Thursday, April 21, 2011

Coachella: Oh. M. Gee.

Four days later and I am still dealing with the Coachella plague. BUT it was all 100% totally worth it. Camping with some of my favorite people in the desert, frolicking on the grassy knolls of the polo fields, and dancing the night away to musical perfection all made my weekend magical. Despite the gnarly car searches and spending 5 hours at an In-n-Out overall the whole experience was amazing and needs to be added to everyones bucket list.

Now, why is it that anywhere I go ghosts of dudes past haunt me? Dudes of Dates Past started haunting me even before venturing into the desert last week. First and foremost Jew Boy texted me asking if we could forget how things ended...oh you mean forget that I told you you are a weirdo and was over it? Anyways he wanted to meet up, lets just say I ran for the effing hills during Kings of Leon when I saw him. I had no desire to see if his mom had accompanied him to Coachella to make him dinner and get good standing room for all the shows.

Then there was LA Dude. Holy freaking needy.
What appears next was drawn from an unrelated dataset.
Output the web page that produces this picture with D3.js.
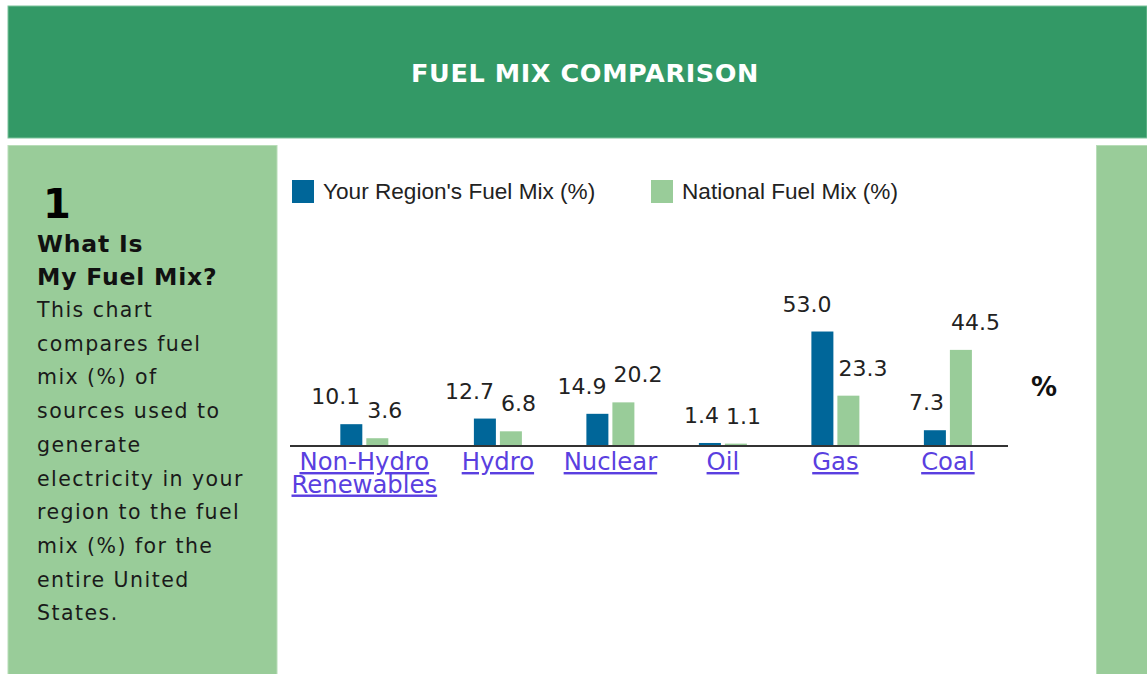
<!DOCTYPE html>
<html>
<head>
<meta charset="utf-8">
<script src="https://cdn.jsdelivr.net/npm/d3@7"></script>
<style>
  body { margin: 0; background: #fff; }
  svg { display: block; }
  .txt { font-family: "DejaVu Sans", Verdana, sans-serif; }
</style>
</head>
<body>
<div class="chart"></div>
<script>
var width = 1147,
    height = 674;

// data
var categories = ["Non-Hydro Renewables", "Hydro", "Nuclear", "Oil", "Gas", "Coal"];
var regionMix = [10.1, 12.7, 14.9, 1.4, 53.0, 7.3];
var nationalMix = [3.6, 6.8, 20.2, 1.1, 23.3, 44.5];
var seriesNames = ["Your Region's Fuel Mix (%)", "National Fuel Mix (%)"];
var seriesColors = ["#006699", "#99cc99"];
var introLines = ["This chart", "compares fuel", "mix (%) of", "sources used to", "generate",
    "electricity in your", "region to the fuel", "mix (%) for the", "entire United", "States."];

var svg = d3.select(".chart")
    .append("svg")
    .attr("width", width)
    .attr("height", height);

// header band
svg.append("rect")
    .attr("x", 8).attr("y", 6)
    .attr("width", width - 8).attr("height", 132)
    .attr("fill", "#339966")
    .attr("stroke", "#7cc49c").attr("stroke-width", 1);

svg.append("text")
    .attr("class", "txt")
    .attr("x", 585).attr("y", 82)
    .attr("text-anchor", "middle")
    .style("font-size", "25.5px")
    .style("font-weight", "bold")
    .style("letter-spacing", "0.6px")
    .attr("fill", "#fff")
    .text("FUEL MIX COMPARISON");

// side panels
svg.append("rect")
    .attr("x", 8).attr("y", 145.5)
    .attr("width", 269).attr("height", height - 145)
    .attr("fill", "#99cc99")
    .attr("stroke", "#b8ddb8").attr("stroke-width", 1);

svg.append("rect")
    .attr("x", 1096.5).attr("y", 145.5)
    .attr("width", 60).attr("height", height - 145)
    .attr("fill", "#99cc99")
    .attr("stroke", "#b8ddb8").attr("stroke-width", 1);

var side = svg.append("g").attr("class", "txt");

side.append("text")
    .attr("x", 43).attr("y", 218)
    .style("font-size", "40px").style("font-weight", "bold")
    .attr("fill", "#000")
    .text("1");

side.selectAll("text.head")
    .data(["What Is", "My Fuel Mix?"])
    .enter().append("text")
    .attr("class", "head")
    .attr("x", 37)
    .attr("y", function (d, i) { return 252 + i * 33; })
    .style("font-size", "23.5px").style("font-weight", "bold")
    .style("letter-spacing", "0.8px")
    .attr("fill", "#111")
    .text(function (d) { return d; });

side.selectAll("text.body")
    .data(introLines)
    .enter().append("text")
    .attr("class", "body")
    .attr("x", 37)
    .attr("y", function (d, i) { return 317 + i * 33.7; })
    .style("font-size", "20.5px")
    .style("letter-spacing", "1.45px")
    .attr("fill", "#1a1a1a")
    .text(function (d) { return d; });

// legend
var legend = svg.append("g")
    .selectAll("g")
    .data(seriesNames)
    .enter().append("g")
    .attr("transform", function (d, i) { return "translate(" + (292 + i * 359) + ",180)"; });

legend.append("rect")
    .attr("width", 22).attr("height", 23)
    .attr("fill", function (d, i) { return seriesColors[i]; });

legend.append("text")
    .attr("x", 31).attr("y", 19)
    .style("font-family", "'Liberation Sans', Arial, sans-serif")
    .style("font-size", "22.6px")
    .attr("fill", "#222")
    .text(function (d) { return d; });

// category labels first, so their widths can size the columns
var labelG = svg.append("g").attr("class", "txt");

var labels = labelG.selectAll("g")
    .data(categories)
    .enter().append("g");

labels.selectAll("text")
    .data(function (d) { return d.split(" "); })
    .enter().append("text")
    .attr("y", function (d, i) { return 470 + i * 22.5; })
    .attr("text-anchor", "middle")
    .style("font-size", "24.3px")
    .style("text-decoration", "underline")
    .attr("fill", "#5a3fe0")
    .text(function (d) { return d; });

var minCol = 112.5, colPad = 9, left = 287;
var colWidths = [];
labels.each(function () {
    var w = 0;
    d3.select(this).selectAll("text").each(function () {
        w = Math.max(w, this.getComputedTextLength());
    });
    colWidths.push(Math.max(minCol, w + colPad));
});

var centers = [], acc = left;
colWidths.forEach(function (w) {
    centers.push(acc + w / 2);
    acc += w;
});

var x = d3.scaleOrdinal()
    .domain(categories)
    .range(centers);

var y = d3.scaleLinear()
    .domain([0, 100])
    .range([446, 230]);

labels.attr("transform", function (d) { return "translate(" + x(d) + ",0)"; });

var barW = 22, gap = 4;

var groups = svg.append("g")
    .selectAll("g")
    .data(categories)
    .enter().append("g")
    .attr("transform", function (d) { return "translate(" + x(d) + ",0)"; });

// region bars
groups.append("rect")
    .attr("x", -gap / 2 - barW)
    .attr("y", function (d, i) { return y(regionMix[i]); })
    .attr("width", barW)
    .attr("height", function (d, i) { return y(0) - y(regionMix[i]); })
    .attr("fill", seriesColors[0]);

// national bars
groups.append("rect")
    .attr("x", gap / 2)
    .attr("y", function (d, i) { return y(nationalMix[i]); })
    .attr("width", barW)
    .attr("height", function (d, i) { return y(0) - y(nationalMix[i]); })
    .attr("fill", seriesColors[1]);

groups.append("text")
    .attr("class", "txt")
    .attr("x", -gap / 2 - 2)
    .attr("y", function (d, i) { return y(regionMix[i]) - 20; })
    .attr("text-anchor", "end")
    .style("font-size", "22px")
    .attr("fill", "#222")
    .text(function (d, i) { return regionMix[i].toFixed(1); });

groups.append("text")
    .attr("class", "txt")
    .attr("x", gap / 2 + 1)
    .attr("y", function (d, i) { return y(nationalMix[i]) - 20; })
    .style("font-size", "22px")
    .attr("fill", "#222")
    .text(function (d, i) { return nationalMix[i].toFixed(1); });

// baseline
svg.append("line")
    .attr("x1", 290).attr("x2", 1008)
    .attr("y1", y(0)).attr("y2", y(0))
    .attr("stroke", "#333")
    .attr("stroke-width", 2);

svg.append("text")
    .attr("class", "txt")
    .attr("x", 1031).attr("y", 396)
    .style("font-size", "26px").style("font-weight", "bold")
    .attr("fill", "#111")
    .text("%");
</script>
</body>
</html>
He seemed to have broken up with his latest and greatest wife to be and was in need of a Coachella Companion. He pestered me for a solid morning making sure I would hang out with him. Beyond that he wanted me to find him a wife, blow job girl for the weekend, and perspective hook-ups. Was this somehow in the terms of him buying me dinner that I am no responsible to find him a way to get head? I don't effing think so.

Fast forward to Day 1 of the best weekend of my life. He sends me a text announcing his arrival so I tell him I will meet him in the back of the Sahara tent. I venture to the back of the tent see him in the distance and go up and say hello. For one he acts like he has no idea who I am and no joke this asshole says three whole words to me and scampers off with a very nice girl to get a drink. He proceeds to text me later in the weekend only when needing a blow job, which I told him could be purchased by the churros and frozen lemonade, and for a ride when his car battery died. So a few things I have to say to my dearest LA Dude. 1. It is no wonder you are single, you are a basket case of emotions. 2. Please don't come to me with your needs because I could give two shits. And 3. Please don't chat with me about making plans ever again because quite frankly I have nothing more to say to you other than fuck off. The world does not (despite what you think) revolve around you my friend.

None the less Indio I will see you next year for another weekend of Lady Gaga sky writing, hour long discussions on flying ducks and collar bones, and endless amounts of giggles. Peace. Love. Coachella.